Absolutely. And I fear that this will be a shorter conversational installment, but there is a very important thing that I knew I needed to share with you asap. Sounds serious! It is. It really is.
You know that it is a sore spot with me that much of my thought-life has been better shared with non-Adventists than Adventists. But you also know that I’m not about to leave my church. Christian Berdahl’s specific statements have brought out the fire-breathing dragon in me, and I can see that this very systematic way that I have been looking to take apart his whole thesis on this has been pretty heavy-handed.
Hmm. I’ve not thought that – but it is true that I have gotten used to you over more years than we both care to think about. I know you. I know your style. We can joke about it, even. But as I think about it, sure, some of our mutual friends still find you intimidating, even when you say nothing and smile and just be really friendly. They sense that you’re holding back. We’ve managed to get along from the get-go and that’s ’cause we were both committed to that. Um, you mean present tense, yeah? Duh. Obviously that is STILL the case, or we’d not be having this conversation, you crazy, over-analysing gimp! Okay, okay, sorry! Accepted. So as I was saying before someone interrupted me…seriously now, has someone been talking to you about all this and how it comes across?
This is why we’re friends…yes indeed. Okay Theomusicologist. Well, I do make allowances for you that I don’t make for everybody. I see what you’re saying. And I know a bit about where you are coming from. Christian Berdahl may have made some huge academic howitzers but he is still a member of your church and you are not partisan in these matters – you work on the principle, regardless of the affiliations of the person in your gunsights (to use one of your expressions!) That’s one reason why I respect you as I do. But you now think that by slating him in this way it does not help the cause of your church?
Couldn’t put it better myself. I’ve basically laid into his statement and the thinking around it like he is a serious bad guy. I have to hold my hands up and say that as a ministry practitioner, I think I would rather have taken a kinder approach to pointing out the errors in his thought. I’ve been very sincere and very focussed and tried to spread it all out and not just bash him hard. But I believe that I can be gentler in this critique, and I want for my whole approach to just be a bit gentler when we pick this up next. I’m beginning to realise that my forensic critique of all manner of things makes the process of being around me more intense than may be ideal (at times!).

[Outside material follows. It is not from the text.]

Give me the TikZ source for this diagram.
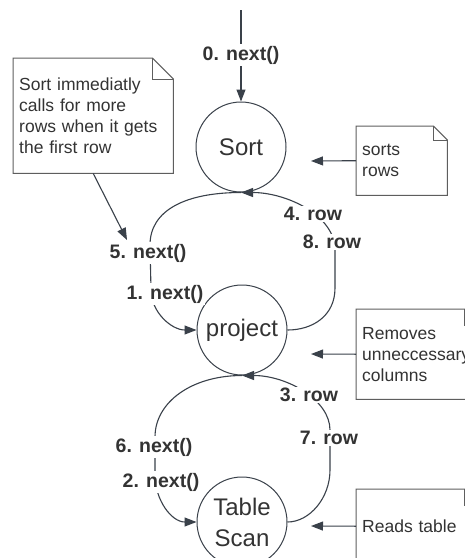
\documentclass[tikz,border=0pt]{standalone}
\usepackage{fontspec}
\setmainfont{Liberation Sans}
\usetikzlibrary{arrows.meta}
\definecolor{lineC}{HTML}{3A414A}
\definecolor{txtC}{HTML}{333333}
\definecolor{noteC}{HTML}{5E5E5E}
\newcommand\drawnoteshape[2]{%
  \draw[noteline] (#1.south west) -- (#1.north west) -- ([xshift=-#2pt]#1.north east)
     -- ([yshift=-#2pt]#1.north east) -- (#1.south east) -- cycle;
  \draw[noteline] ([xshift=-#2pt]#1.north east) -- ([xshift=-#2pt,yshift=-#2pt]#1.north east)
     -- ([yshift=-#2pt]#1.north east);}
\begin{document}
\begin{tikzpicture}[x=1pt,y=-1pt,
  op/.style={circle, draw=lineC, line width=1pt, minimum size=90pt, inner sep=0pt,
    text=txtC, font=\fontsize{24}{31}\selectfont, align=center},
  lbl/.style={fill=white, text=txtC, font=\fontsize{19.5}{22}\selectfont\bfseries, inner sep=1.5pt},
  conn/.style={draw=lineC, line width=1.1pt},
  arr/.style={conn, -{Triangle[length=12pt,width=9pt]}},
  notebox/.style={draw=none, text=txtC, font=\fontsize{17.5}{21}\selectfont, align=left,
    inner xsep=6pt, inner ysep=0pt, anchor=north west},
  noteline/.style={draw=noteC, line width=1pt},
]
\useasboundingbox (0,0) rectangle (465,558);
\fill[white] (0,0) rectangle (465,558);
\clip (0,0) rectangle (465,558);

% operator nodes
\node[op] (S) at (241,147) {Sort};
\node[op] (P) at (242,330) {project};
\node[op] (T) at (242,522) {Table\\Scan};

% notes
\node[notebox, text width=148pt, minimum height=115pt] (n1) at (13,58)
  {Sort immediatly\\calls for more\\rows when it gets\\the first row};
\drawnoteshape{n1}{21}
\node[notebox, text width=79pt, minimum height=69pt] (n2) at (356,126) {sorts\\rows};
\drawnoteshape{n2}{14}
\node[notebox, text width=112pt, minimum height=90pt] (n3) at (356,309)
  {Removes\\unneccessary\\columns};
\drawnoteshape{n3}{16}
\node[notebox, text width=112pt, minimum height=74pt] (n4) at (356,489) {Reads table};
\drawnoteshape{n4}{16}

% top call
\coordinate (top) at (241,10);
\draw[arr] (top) -- (S.north);

% Sort -> project next()
\draw[arr] (S.south) .. controls +(-55,0) and +(0,-35) .. (150,245)
  -- (151,290) .. controls +(0,22) and +(-25,0) .. (P.west);
% project -> Sort rows
\draw[arr] (P.east) .. controls +(25,0) and +(0,28) .. (335,288)
  -- (335,250) .. controls +(0,-35) and +(45,0) .. (S.south);
% project -> Table Scan next()
\draw[arr] (P.south) .. controls +(-50,0) and +(0,-35) .. (155,437)
  -- (155,475) .. controls +(0,25) and +(-25,0) .. (T.west);
% Table Scan -> project rows
\draw[arr] (T.east) .. controls +(22,0) and +(0,28) .. (330,470)
  -- (330,430) .. controls +(0,-30) and +(45,0) .. (P.south);

% note arrows
\coordinate (a1) at (127,240);
\draw[arr] (n1.south) -- (a1);
\coordinate (a2) at (311,161);
\draw[arr] (n2.west) -- (a2);
\coordinate (a3) at (311,354);
\draw[arr] (n3.west) -- (a3);
\coordinate (a4) at (311,526);
\draw[arr] (n4.west) -- (a4);

% labels
\node[lbl] (l0) at (241,55) {0. next()};
\node[lbl] (l5) at (148,253) {5. next()};
\node[lbl] (l1) at (165,294) {1. next()};
\node[lbl] (l4) at (313,214) {4. row};
\node[lbl] (l8) at (332,242) {8. row};
\node[lbl] (l6) at (154,447) {6. next()};
\node[lbl] (l2) at (161,482) {2. next()};
\node[lbl] (l3) at (309,395) {3. row};
\node[lbl] (l7) at (329,438) {7. row};
\end{tikzpicture}
\end{document}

Theomusicologist, I am with you all the way. I’ve watched you grow over the years from the firebrand-in-your-face intellectual combatant who has verbally beaten up anyone in your way to a guy who wants to do good for God in whom you believe with the gifts He has given you. I know you. Not everyone knows you. And yeah, I am glad I’m not you, because the more I learn and grow, the more I see how big ministry is – for all of us. You’ve got a tough, tough job, but we serve an amazing God. He’s got you and He’s got this. Okay, so you’ll let me know when next, okay?
Deal. And thank you.
What are friends for? I’ll see you later. Get some sleep!